VULCAP_161109_092
Existing comment:
It was the day after the election and Donald Trump had won the electoral college. I had voted early in Maryland before taking this trip which was heavy on civil rights sites because the campaign had put civil rights in a free fire zone and I wanted to reconnect with whatever good we had had of late as a nation.
I avoided talking to whites down in Alabama about the election because, well, they lynch people down there. With the election results known, I asked an African-American woman at Vulcan what her thoughts were about the election.

She: Well, I voted for Hillary but it was because of all the misogynistic things Donald Trump had said. I was really disappointed in Obama's second term.
Me: Disappointed?
She: Yes, when he put those rainbow colors on the White House...
Me: (Pause) You were upset about gay marriage?
She: Yes, I'm a minister [lots of ministers down in Alabama -- think Roy Moore] and it's an abomination.
Me: Well, you know 60 years ago people would have said the same thing about blacks voting and blacks marrying whites. And someone, gee I forget his name... said something like the arc of justice is long but it always bends toward freedom... [MLK: "Let us realize the arc of the moral universe is long, but it bends toward justice."]
She: I don't care. I'm just not ready!

That was when I realized that I was indeed in a bubble. Where I live, very few people would question the right of a gay couple to marry and few would see anything wrong with it. In fact, given how many heterosexual marriages end in divorce, the fact that anyone wants to get married is pretty damned courageous to me.
But down here in the bible belt, it's a whole 'nother issue.
Of course, where I live, having someone like Roy Moore trying to pick up teenage age girls would be considered shocking. Not in Alabama!
I still think most of the opposition to Obama was mostly from
(1) white trash/racists,
(2) male chauvinist pigs,
(3) xenophobes,
(4) religious bigots, or
(5) the 1% who wanted to fleece the American public.
But the African-American woman added another dimension to this -- desperate people who are afraid of change. They know they don't have any control over their lives, their jobs, their health, or the environment and they reach out to anything which offers salvation or hope no matter how unrealistic that hope is.
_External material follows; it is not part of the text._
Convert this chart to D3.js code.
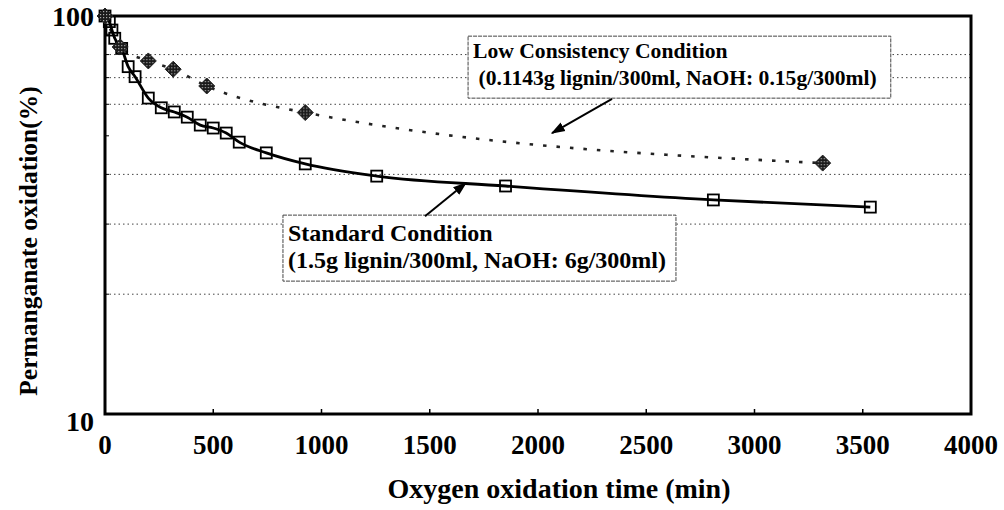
<!DOCTYPE html>
<html>
<head>
<meta charset="utf-8">
<script src="https://cdn.jsdelivr.net/npm/d3@7"></script>
<style>
  body { margin: 0; background: #fff; }
  text { font-family: "Liberation Serif", "Times New Roman", serif; font-weight: bold; fill: #000; }
</style>
</head>
<body>
<svg id="chart" width="1004" height="510"></svg>
<script>
// standard condition (squares, solid line)
const stdTime  = [0, 20, 32, 45, 77, 107, 139, 200, 260, 320, 380, 440, 500, 560, 620, 745, 925, 1255, 1850, 2810, 3535];
const stdValue = [100, 96.8, 92.2, 87.9, 82.9, 74.6, 70.4, 62.2, 58.8, 57.4, 55.7, 53.2, 52.3, 50.8, 48.2, 45.3, 42.5, 39.6, 37.4, 34.5, 33.1];

// low consistency condition (diamonds, dotted line)
const lowTime  = [0, 70, 200, 315, 470, 925, 3315];
const lowValue = [100, 83.6, 77.1, 73.5, 66.7, 57.2, 42.7];

const xTicks = [0, 500, 1000, 1500, 2000, 2500, 3000, 3500, 4000];
const yTicks = [10, 100];
const gridValues = [20, 30, 40, 60, 70, 80];
const minorY = [20, 30, 40, 50, 60, 70, 80, 90];

const lowLabel = ["Low Consistency Condition", " (0.1143g lignin/300ml, NaOH: 0.15g/300ml)"];
const stdLabel = ["Standard Condition", "(1.5g lignin/300ml, NaOH: 6g/300ml)"];

const svg = d3.select("#chart");

const x = d3.scaleLinear().domain([0, 4000]).range([105, 971]);
const y = d3.scaleLog().domain([10, 100]).range([414, 16]);

// pattern for the diamond fill
const defs = svg.append("defs");
const pat = defs.append("pattern")
    .attr("id", "checker")
    .attr("width", 3).attr("height", 3)
    .attr("patternUnits", "userSpaceOnUse");
pat.append("rect").attr("width", 3).attr("height", 3).attr("fill", "#1a1a1a");
pat.append("rect").attr("x", 1).attr("y", 1).attr("width", 1.2).attr("height", 1.2).attr("fill", "#aaa");

defs.append("marker")
    .attr("id", "arrow")
    .attr("viewBox", "0 0 10 10")
    .attr("refX", 9).attr("refY", 5)
    .attr("markerWidth", 7).attr("markerHeight", 7)
    .attr("orient", "auto")
  .append("path")
    .attr("d", "M0,1.5 L10,5 L0,8.5 Z")
    .attr("fill", "#000");

// gridlines
svg.append("g").selectAll("line")
    .data(gridValues)
    .enter().append("line")
    .attr("x1", x(0)).attr("x2", x(4000))
    .attr("y1", d => y(d)).attr("y2", d => y(d))
    .attr("stroke", "#444")
    .attr("stroke-width", 1)
    .attr("stroke-dasharray", "1.5,3");

// small inner ticks on the left axis
svg.append("g").selectAll("line")
    .data(minorY)
    .enter().append("line")
    .attr("x1", x(0)).attr("x2", x(0) + 4)
    .attr("y1", d => y(d)).attr("y2", d => y(d))
    .attr("stroke", "#000").attr("stroke-width", 1);

// x axis ticks pointing up
svg.append("g").selectAll("line")
    .data(xTicks)
    .enter().append("line")
    .attr("x1", d => x(d)).attr("x2", d => x(d))
    .attr("y1", y(10)).attr("y2", y(10) - 5)
    .attr("stroke", "#000").attr("stroke-width", 1.5);

// frame
svg.append("rect")
    .attr("x", x(0)).attr("y", y(100))
    .attr("width", x(4000) - x(0))
    .attr("height", y(10) - y(100))
    .attr("fill", "none")
    .attr("stroke", "#000")
    .attr("stroke-width", 3);

// tick labels
svg.append("g").selectAll("text")
    .data(xTicks)
    .enter().append("text")
    .attr("x", d => x(d))
    .attr("y", y(10) + 40)
    .attr("text-anchor", "middle")
    .style("font-size", "27px")
    .text(d => d);

svg.append("g").selectAll("text")
    .data(yTicks)
    .enter().append("text")
    .attr("x", x(0) - 11)
    .attr("y", d => y(d) + (d === 10 ? 17 : 10))
    .attr("text-anchor", "end")
    .style("font-size", "28px")
    .text(d => d);

// axis titles
svg.append("text")
    .attr("x", 559)
    .attr("y", 498)
    .attr("text-anchor", "middle")
    .style("font-size", "28px")
    .text("Oxygen oxidation time (min)");

svg.append("text")
    .attr("transform", "translate(37,241) rotate(-90)")
    .attr("text-anchor", "middle")
    .style("font-size", "25.5px")
    .text("Permanganate oxidation(%)");

// lines
const stdData = stdTime.map((t, i) => ({ t: t, v: stdValue[i] }));
const lowData = lowTime.map((t, i) => ({ t: t, v: lowValue[i] }));

const line = d3.line()
    .x(d => x(d.t))
    .y(d => y(d.v))
    .curve(d3.curveMonotoneX);

svg.append("path")
    .datum(lowData)
    .attr("d", line)
    .attr("fill", "none")
    .attr("stroke", "#222")
    .attr("stroke-width", 2.6)
    .attr("stroke-dasharray", "3.5,10");

svg.append("path")
    .datum(stdData)
    .attr("d", line)
    .attr("fill", "none")
    .attr("stroke", "#000")
    .attr("stroke-width", 2.8);

// markers
svg.append("g").selectAll("rect")
    .data(stdData)
    .enter().append("rect")
    .attr("x", d => x(d.t) - 5.5)
    .attr("y", d => y(d.v) - 5.5)
    .attr("width", 11).attr("height", 11)
    .attr("fill", "none")
    .attr("stroke", "#000")
    .attr("stroke-width", 1.8);

svg.append("g").selectAll("path")
    .data(lowData)
    .enter().append("path")
    .attr("transform", d => `translate(${x(d.t)},${y(d.v)})`)
    .attr("d", "M0,-8 L8,0 L0,8 L-8,0 Z")
    .attr("fill", "url(#checker)")
    .attr("stroke", "#222")
    .attr("stroke-width", 1);

// annotation boxes
function addNote(lines, anchor, size, gap, first, pad) {
  const g = svg.append("g");
  const bx = x(anchor.t), by = y(anchor.v);
  const box = g.append("rect").attr("fill", "#fff")
      .attr("stroke", "#444").attr("stroke-width", 1).attr("stroke-dasharray", "4,1");
  const texts = lines.map((s, i) => g.append("text")
      .attr("x", bx + 5)
      .attr("y", by + first + i * gap)
      .style("font-size", size + "px")
      .style("white-space", "pre")
      .text(s));
  let w = 0;
  texts.forEach(t => { const b = t.node().getBBox(); w = Math.max(w, b.x + b.width - bx); });
  box.attr("x", bx).attr("y", by)
     .attr("width", w + pad)
     .attr("height", first + gap + 13);
}

addNote(lowLabel, { t: 1677, v: 89 }, 21.6, 27, 22, 14);
addNote(stdLabel, { t: 822, v: 31.6 }, 24, 27, 26, 10);

// arrows
const arrows = [
  { from: { t: 2342, v: 61.9 }, to: { t: 2065, v: 50.8 } },
  { from: { t: 1478, v: 31.4 }, to: { t: 1667, v: 38.05 } }
];
svg.append("g").selectAll("line")
    .data(arrows)
    .enter().append("line")
    .attr("x1", d => x(d.from.t)).attr("y1", d => y(d.from.v))
    .attr("x2", d => x(d.to.t)).attr("y2", d => y(d.to.v))
    .attr("stroke", "#000")
    .attr("stroke-width", 2)
    .attr("marker-end", "url(#arrow)");
</script>
</body>
</html>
No, Little Donnie's not going to bring your job back (automation and economic realities make that impossible), he's not going to help you directly (he's going to help the 1% and let you hope the trickle down sustains you), he's not going to fix health care (he's hoping you shut up and die), and climate change isn't going to go away just by denying it. But if he pretends loud enough, you'll actually believe some of what he says because you're desperate.